MSNBC's Thomas Roberts speaks with Eagle Scout Zach Wahls, son of a same-sex couple, who is backing efforts to reinstate a lesbian den mother ousted from the Boy Scouts of America.
The Boy Scouts of America opens its annual meeting on Wednesday, and among the headlines coming out of it will be one the organization has grappled with over the years: gay membership.
The issue has come to the forefront again with the ouster of den leader Jennifer Tyrrell, who was removed from her position with her son’s Tiger Cubs pack in April because she is gay. An online petition to reinstate her has received more than 285,000 signatures, and Eagle Scout Zach Wahls, the son of a lesbian couple, handed it over Wednesday morning to officials gathering for the two-day meeting in Kissimmee, Fla.
Wahls told msnbc.com that he delivered the three boxes bearing the petition to senior members of the Scouts leadership and a spokesman, wearing his Eagle Scout uniform. He said it was an "unprecedented" and "honest" conversation -- "one scout to another" -- that lasted about 20 minutes.
"It’s really, I think, a very positive step in the right direction,” said Wahls, 20, of Iowa City, Iowa, who became known nationally after speaking before his home state's legislature in 2011 about having gay parents. "We’re not trying to force the Boy Scouts of America to change its policy, we want the Boy Scouts to change of its own volition.”

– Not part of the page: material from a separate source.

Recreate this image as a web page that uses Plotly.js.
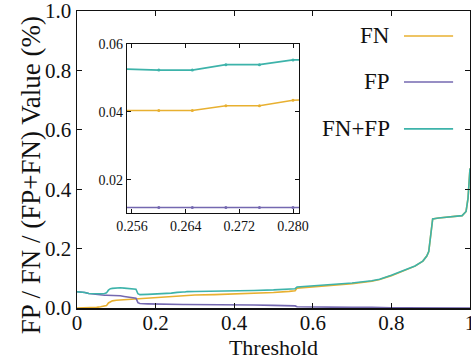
<!DOCTYPE html>
<html>
<head>
<meta charset="utf-8">
<script src="https://cdn.plot.ly/plotly-3.0.1.min.js"></script>
<style>html,body{margin:0;padding:0;background:#fff;}#chart{width:471px;height:360px;}</style>
</head>
<body>
<div id="chart"></div>
<script>
// Threshold values (x)
const threshold = [0, 0.01, 0.02, 0.03, 0.04, 0.05, 0.06, 0.07, 0.075, 0.08,
  0.085, 0.09, 0.10, 0.11, 0.12, 0.13, 0.14, 0.15, 0.155, 0.16,
  0.18, 0.20, 0.22, 0.24, 0.255, 0.26, 0.265, 0.27, 0.275, 0.28,
  0.30, 0.35, 0.40, 0.45, 0.50, 0.54, 0.555, 0.56, 0.60, 0.65,
  0.70, 0.75, 0.77, 0.80, 0.83, 0.86, 0.88, 0.89, 0.895, 0.90,
  0.905, 0.92, 0.95, 0.98, 0.99, 0.995, 1.0];

// FN series
const fnValues = [0, 0, 0, 0, 0.001, 0.002, 0.004, 0.006, 0.008, 0.017,
  0.022, 0.024, 0.026, 0.027, 0.028, 0.029, 0.030, 0.030, 0.030, 0.030,
  0.032, 0.034, 0.036, 0.038, 0.0404, 0.0404, 0.0404, 0.0418, 0.0418, 0.0434,
  0.044, 0.045, 0.047, 0.049, 0.052, 0.056, 0.058, 0.067, 0.071, 0.077,
  0.082, 0.090, 0.096, 0.109, 0.124, 0.141, 0.158, 0.175, 0.190, 0.250,
  0.300, 0.303, 0.307, 0.311, 0.325, 0.37, 0.47];

// FP series
const fpValues = [0.055, 0.054, 0.052, 0.049, 0.047, 0.045, 0.044, 0.043, 0.043, 0.043,
  0.043, 0.042, 0.042, 0.041, 0.039, 0.037, 0.036, 0.033, 0.018, 0.015,
  0.014, 0.013, 0.013, 0.012, 0.0118, 0.0118, 0.0118, 0.0118, 0.0118, 0.0118,
  0.0115, 0.011, 0.010, 0.010, 0.009, 0.008, 0.007, 0.004, 0.003, 0.003,
  0.002, 0.002, 0.001, 0.001, 0.001, 0.0005, 0, 0, 0, 0,
  0, 0, 0, 0, 0, 0, 0];

// FN+FP series
const fnfpValues = [0.055, 0.054, 0.052, 0.049, 0.048, 0.047, 0.048, 0.049, 0.051, 0.060,
  0.065, 0.066, 0.068, 0.068, 0.067, 0.066, 0.066, 0.063, 0.048, 0.045,
  0.046, 0.047, 0.049, 0.050, 0.0526, 0.0523, 0.0523, 0.0539, 0.0539, 0.0553,
  0.0555, 0.056, 0.057, 0.059, 0.061, 0.064, 0.065, 0.071, 0.074, 0.080,
  0.084, 0.092, 0.097, 0.110, 0.125, 0.1415, 0.158, 0.175, 0.190, 0.250,
  0.300, 0.303, 0.307, 0.311, 0.325, 0.37, 0.47];

const seriesNames = ['FN', 'FP', 'FN+FP'];
const seriesColors = ['#E8B030', '#7468B0', '#3DB3AA'];
const seriesData = [fnValues, fpValues, fnfpValues];

const mainTicks = [0, 0.2, 0.4, 0.6, 0.8, 1.0];
const insetXTicks = [0.256, 0.264, 0.272, 0.280];
const insetYTicks = [0.02, 0.04, 0.06];

const FONT = 'Liberation Serif, Times New Roman, serif';

const traces = [];
seriesData.forEach((vals, i) => {
  traces.push({
    x: threshold, y: vals, type: 'scatter', mode: 'lines',
    name: seriesNames[i], line: {color: seriesColors[i], width: 1.6},
    xaxis: 'x', yaxis: 'y', showlegend: false
  });
});
seriesData.forEach((vals, i) => {
  traces.push({
    x: threshold, y: vals, type: 'scatter', mode: 'lines+markers',
    name: seriesNames[i] + ' (zoom)', line: {color: seriesColors[i], width: 1.6},
    marker: {color: seriesColors[i], size: 3},
    xaxis: 'x2', yaxis: 'y2', showlegend: false
  });
});

// Legend (text on the left, line sample on the right)
const legendY = [0.916, 0.761, 0.603];
const annotations = seriesNames.map((n, i) => ({
  text: n, xref: 'paper', yref: 'paper', x: 0.8015, y: legendY[i],
  xanchor: 'right', yanchor: 'middle', showarrow: false,
  font: {family: FONT, size: 23, color: '#111'}
}));
annotations.push({
  text: 'FP / FN / (FP+FN) Value (%)', xref: 'paper', yref: 'paper',
  x: -0.117, y: 0.447, textangle: -90, xanchor: 'center', yanchor: 'middle',
  showarrow: false, font: {family: FONT, size: 27, color: '#111'}
});
const shapes = seriesNames.map((n, i) => ({
  type: 'line', xref: 'paper', yref: 'paper', x0: 0.832, x1: 0.957,
  y0: legendY[i], y1: legendY[i], line: {color: seriesColors[i], width: 1.6}
}));

const axisCommon = {
  showline: true, linecolor: '#111', mirror: 'ticks', ticks: 'inside',
  tickcolor: '#111', showgrid: false, zeroline: false, ticklabeloverflow: 'allow'
};

const layout = {
  width: 471, height: 360,
  margin: {l: 77, r: 1, t: 11, b: 52},
  paper_bgcolor: '#fff', plot_bgcolor: '#fff',
  font: {family: FONT, color: '#111'},
  showlegend: false,
  xaxis: Object.assign({}, axisCommon, {
    domain: [0, 1], anchor: 'y', range: [0, 1], tickvals: mainTicks,
    ticklen: 5, linewidth: 1.5, tickfont: {family: FONT, size: 21},
    ticklabelstandoff: -5,
    title: {text: 'Threshold', font: {family: FONT, size: 22}, standoff: 2}
  }),
  yaxis: Object.assign({}, axisCommon, {
    domain: [0, 1], anchor: 'x', range: [0, 1], tickvals: mainTicks, tickformat: '.1f',
    ticklen: 5, linewidth: 1.5, tickfont: {family: FONT, size: 21}
  }),
  xaxis2: Object.assign({}, axisCommon, {
    domain: [0.127, 0.565], anchor: 'y2', range: [0.25525, 0.2809],
    tickvals: insetXTicks, tickformat: '.3f', ticklen: 4, linewidth: 1,
    tickfont: {family: FONT, size: 14}
  }),
  yaxis2: Object.assign({}, axisCommon, {
    domain: [0.320, 0.889], anchor: 'x2', range: [0.0102, 0.06],
    tickvals: insetYTicks, tickformat: '.2f', ticklen: 4, linewidth: 1,
    tickfont: {family: FONT, size: 14}
  }),
  annotations: annotations,
  shapes: shapes
};

Plotly.newPlot('chart', traces, layout, {displayModeBar: false, staticPlot: true});
</script>
</body>
</html>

Tyrrell served as den leader in her Bridgeport, Ohio, community for less than a year. The then 32-year-old stay-at-home mother of four said she agreed to take up the role on the day she signed up her son, Cruz Burns, for the troop. She had concerns about the Boy Scouts' policy against homosexuals, but a Cubmaster said that they wouldn’t have problem locally.
“The best time in our lives we’ve had in the last year, it’s gone … because we can’t be scouts any more. I can’t stop crying,” she told msnbc.com in late April, noting that she would continue to push for a change to the policy to include all Americans. “… because we’re just people …gay people who love their kids.”
The Boy Scouts’ policy became a focus of the U.S. Supreme Court in 2000, when the justices sided with the organization in a lawsuit involving a former Assistant Scoutmaster who was gay, citing the protections of the First Amendment.
Boy Scouts spokesman Deron Smith said in an email that accepting the petition was not on the agenda, but scouting officials would take it in a private meeting “out of respect for different viewpoints.”
“Scouting maintains that its youth development program is not the appropriate environment to introduce or discuss, in any way, same-sex attraction. Parents and caregivers should have the right to decide when and how to discuss this issue with their children,” he wrote in an email statement to msnbc.com.
Smith said there were no plans to change the organization’s stance.
Fernando Leon/Getty Images
Zach Wahls, an Eagle Scout who is the son of a lesbian couple, speaks during the annual GLAAD (Gay & Lesbian Alliance Against Defamation) Media Awards in New York City on March 24.
“Throughout the years some have expressed their disagreement with this policy. The BSA is a voluntary, private organization that sets policies that allow it to most effectively accomplish its mission. Its policies are not meant as a social commentary outside of the Scouting program,” he said.
'A new era for scouting'
But Wahls said it was time for the Boy Scouts to move forward, citing the changes in the U.S. military which ended its “don’t ask, don’t tell” policy that had barred gay people from serving if they acknowledged their sexual orientation. He said they are in communication with people within the organization already advocating for change.
"It is really my sense that, you know, as we do see this changing of the guard especially under the (Scouts) new leadership … I do believe this is the beginning of a new era for scouting," he said. "Now, how long it takes for this new era to really kick in is unfortunately kind of up in the air at this point, but I do believe we will see this change a little bit sooner than a lot of people expect."
Like Jennifer Tyrrell, Wahls' mothers had served in leadership roles in the local Scouts in the Wisconsin town of Marshfield, but unlike her, they never had to deal with the Boy Scouts' executives who removed the Ohio mother from her post.
Noting that supportive comments for the petition came from current and former scouts and leaders, Wahls said: “I’m a part of this not because I’m opposed to the Scouts, but in fact because I support the Scouts.”
"It was a very important part of my life … the Boy Scouts really reinforced the values that my moms taught me," he added. "The Scouts are right on literally thousands of things, and they’re only wrong on one. So I really do hope that they can change this policy so they can go back to having that perfect scorecard."